— Begin —

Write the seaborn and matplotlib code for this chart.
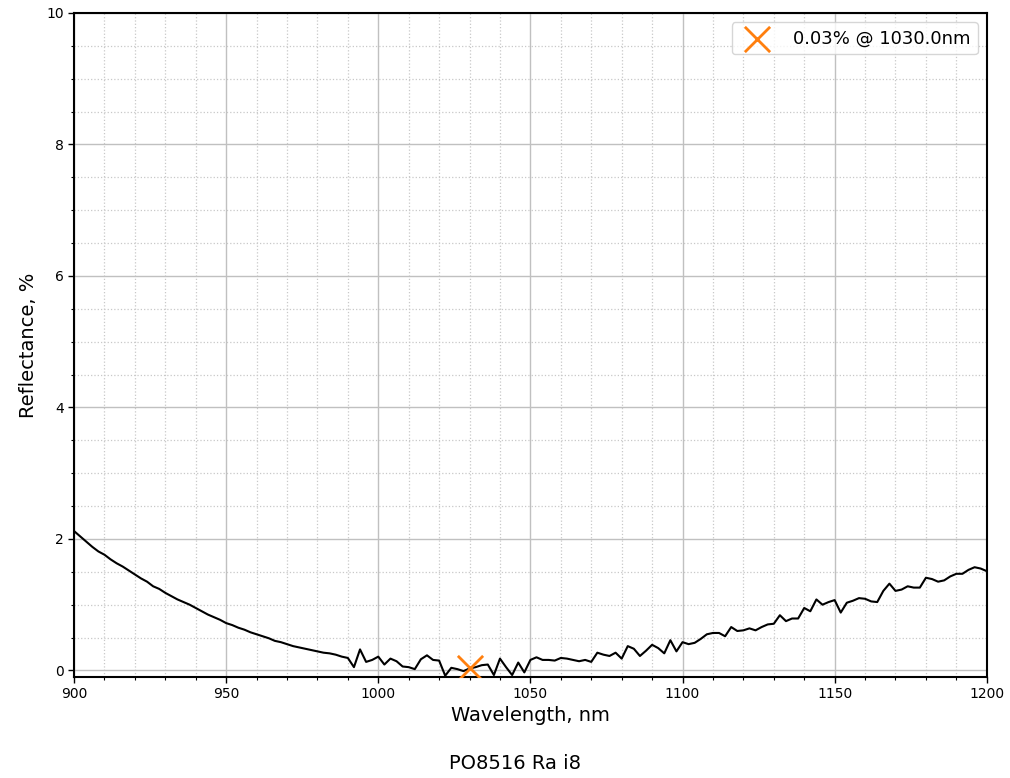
import numpy as np
import pandas as pd
import matplotlib
matplotlib.use("Agg")
import matplotlib.pyplot as plt
import seaborn as sns
from matplotlib.ticker import MultipleLocator

wavelength = np.arange(900, 1201, 2)
reflectance = [
    2.12, 2.04, 1.96, 1.88, 1.81, 1.76, 1.69, 1.63, 1.58, 1.52,
    1.46, 1.40, 1.35, 1.28, 1.24, 1.18, 1.13, 1.08, 1.04, 1.00,
    0.95, 0.90, 0.85, 0.81, 0.77, 0.72, 0.69, 0.65, 0.62, 0.58,
    0.55, 0.52, 0.49, 0.45, 0.43, 0.40, 0.37, 0.35, 0.33, 0.31,
    0.29, 0.27, 0.26, 0.24, 0.21, 0.19, 0.05, 0.32, 0.13, 0.16,
    0.21, 0.09, 0.18, 0.14, 0.06, 0.05, 0.02, 0.17, 0.23, 0.16,
    0.15, -0.08, 0.04, 0.02, -0.01, 0.03, 0.05, 0.08, 0.09, -0.07,
    0.18, 0.05, -0.07, 0.12, -0.03, 0.16, 0.20, 0.16, 0.16, 0.15,
    0.19, 0.18, 0.16, 0.14, 0.16, 0.13, 0.27, 0.24, 0.22, 0.27,
    0.18, 0.37, 0.33, 0.22, 0.30, 0.39, 0.34, 0.26, 0.46, 0.29,
    0.43, 0.40, 0.42, 0.48, 0.55, 0.57, 0.57, 0.52, 0.66, 0.60,
    0.61, 0.64, 0.61, 0.66, 0.70, 0.71, 0.84, 0.75, 0.79, 0.79,
    0.95, 0.90, 1.08, 1.00, 1.04, 1.07, 0.88, 1.03, 1.06, 1.10,
    1.09, 1.05, 1.04, 1.21, 1.32, 1.21, 1.23, 1.28, 1.26, 1.26,
    1.41, 1.39, 1.35, 1.37, 1.43, 1.47, 1.47, 1.53, 1.57, 1.55,
    1.51,
]
min_wl = [1030.0]
min_refl = [0.03]
min_label = "0.03% @ 1030.0nm"
sample_name = "PO8516 Ra i8"

df = pd.DataFrame({"wl": wavelength, "r": reflectance})

sns.set_style("white")
plt.rcParams["font.family"] = ["DejaVu Sans"]
plt.rcParams["text.color"] = "black"
plt.rcParams["axes.labelcolor"] = "black"
plt.rcParams["xtick.color"] = "black"
plt.rcParams["ytick.color"] = "black"

fig = plt.figure(figsize=(10.1, 7.78), dpi=100)
ax = fig.add_axes([0.0733, 0.1298, 0.9037, 0.8535])

sns.lineplot(data=df, x="wl", y="r", color="black", linewidth=1.5, ax=ax)
sns.scatterplot(x=min_wl, y=min_refl, marker="x", s=330, color="#ff7f0e",
                linewidth=2, label=min_label, ax=ax, zorder=5)

ax.set_xlim(900, 1200)
ax.set_ylim(-0.1, 10)
ax.xaxis.set_major_locator(MultipleLocator(50))
ax.xaxis.set_minor_locator(MultipleLocator(10))
ax.yaxis.set_major_locator(MultipleLocator(2))
ax.yaxis.set_minor_locator(MultipleLocator(0.5))
ax.grid(which="major", color="#c0c0c0", linewidth=1.0)
ax.grid(which="minor", color="#c8c8c8", linestyle=":", linewidth=0.9)
ax.tick_params(which="major", direction="out", length=4, width=1, labelsize=10,
               bottom=True, left=True)
ax.tick_params(which="minor", direction="out", length=2, width=0.8,
               bottom=True, left=True)
for sp in ax.spines.values():
    sp.set_color("black")
    sp.set_linewidth(1.5)

ax.set_xlabel("Wavelength, nm", fontsize=14, labelpad=3)
ax.set_ylabel("Reflectance, %", fontsize=14, labelpad=6)
ax.legend(loc="upper right", fontsize=13, handletextpad=1.0, borderpad=0.4)
fig.text(0.51, 0.006, sample_name, ha="center", va="bottom", fontsize=14)

fig.savefig("out.png", dpi=100)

— End —

| Exercise aim |
Transcribe the listing in full and omit the pictures.

| Written reply |
Write the seaborn and matplotlib code for this chart.
import numpy as np
import pandas as pd
import matplotlib
matplotlib.use("Agg")
import matplotlib.pyplot as plt
import seaborn as sns
from matplotlib.ticker import MultipleLocator

wavelength = np.arange(900, 1201, 2)
reflectance = [
    2.12, 2.04, 1.96, 1.88, 1.81, 1.76, 1.69, 1.63, 1.58, 1.52,
    1.46, 1.40, 1.35, 1.28, 1.24, 1.18, 1.13, 1.08, 1.04, 1.00,
    0.95, 0.90, 0.85, 0.81, 0.77, 0.72, 0.69, 0.65, 0.62, 0.58,
    0.55, 0.52, 0.49, 0.45, 0.43, 0.40, 0.37, 0.35, 0.33, 0.31,
    0.29, 0.27, 0.26, 0.24, 0.21, 0.19, 0.05, 0.32, 0.13, 0.16,
    0.21, 0.09, 0.18, 0.14, 0.06, 0.05, 0.02, 0.17, 0.23, 0.16,
    0.15, -0.08, 0.04, 0.02, -0.01, 0.03, 0.05, 0.08, 0.09, -0.07,
    0.18, 0.05, -0.07, 0.12, -0.03, 0.16, 0.20, 0.16, 0.16, 0.15,
    0.19, 0.18, 0.16, 0.14, 0.16, 0.13, 0.27, 0.24, 0.22, 0.27,
    0.18, 0.37, 0.33, 0.22, 0.30, 0.39, 0.34, 0.26, 0.46, 0.29,
    0.43, 0.40, 0.42, 0.48, 0.55, 0.57, 0.57, 0.52, 0.66, 0.60,
    0.61, 0.64, 0.61, 0.66, 0.70, 0.71, 0.84, 0.75, 0.79, 0.79,
    0.95, 0.90, 1.08, 1.00, 1.04, 1.07, 0.88, 1.03, 1.06, 1.10,
    1.09, 1.05, 1.04, 1.21, 1.32, 1.21, 1.23, 1.28, 1.26, 1.26,
    1.41, 1.39, 1.35, 1.37, 1.43, 1.47, 1.47, 1.53, 1.57, 1.55,
    1.51,
]
min_wl = [1030.0]
min_refl = [0.03]
min_label = "0.03% @ 1030.0nm"
sample_name = "PO8516 Ra i8"

df = pd.DataFrame({"wl": wavelength, "r": reflectance})

sns.set_style("white")
plt.rcParams["font.family"] = ["DejaVu Sans"]
plt.rcParams["text.color"] = "black"
plt.rcParams["axes.labelcolor"] = "black"
plt.rcParams["xtick.color"] = "black"
plt.rcParams["ytick.color"] = "black"

fig = plt.figure(figsize=(10.1, 7.78), dpi=100)
ax = fig.add_axes([0.0733, 0.1298, 0.9037, 0.8535])

sns.lineplot(data=df, x="wl", y="r", color="black", linewidth=1.5, ax=ax)
sns.scatterplot(x=min_wl, y=min_refl, marker="x", s=330, color="#ff7f0e",
                linewidth=2, label=min_label, ax=ax, zorder=5)

ax.set_xlim(900, 1200)
ax.set_ylim(-0.1, 10)
ax.xaxis.set_major_locator(MultipleLocator(50))
ax.xaxis.set_minor_locator(MultipleLocator(10))
ax.yaxis.set_major_locator(MultipleLocator(2))
ax.yaxis.set_minor_locator(MultipleLocator(0.5))
ax.grid(which="major", color="#c0c0c0", linewidth=1.0)
ax.grid(which="minor", color="#c8c8c8", linestyle=":", linewidth=0.9)
ax.tick_params(which="major", direction="out", length=4, width=1, labelsize=10,
               bottom=True, left=True)
ax.tick_params(which="minor", direction="out", length=2, width=0.8,
               bottom=True, left=True)
for sp in ax.spines.values():
    sp.set_color("black")
    sp.set_linewidth(1.5)

ax.set_xlabel("Wavelength, nm", fontsize=14, labelpad=3)
ax.set_ylabel("Reflectance, %", fontsize=14, labelpad=6)
ax.legend(loc="upper right", fontsize=13, handletextpad=1.0, borderpad=0.4)
fig.text(0.51, 0.006, sample_name, ha="center", va="bottom", fontsize=14)

fig.savefig("out.png", dpi=100)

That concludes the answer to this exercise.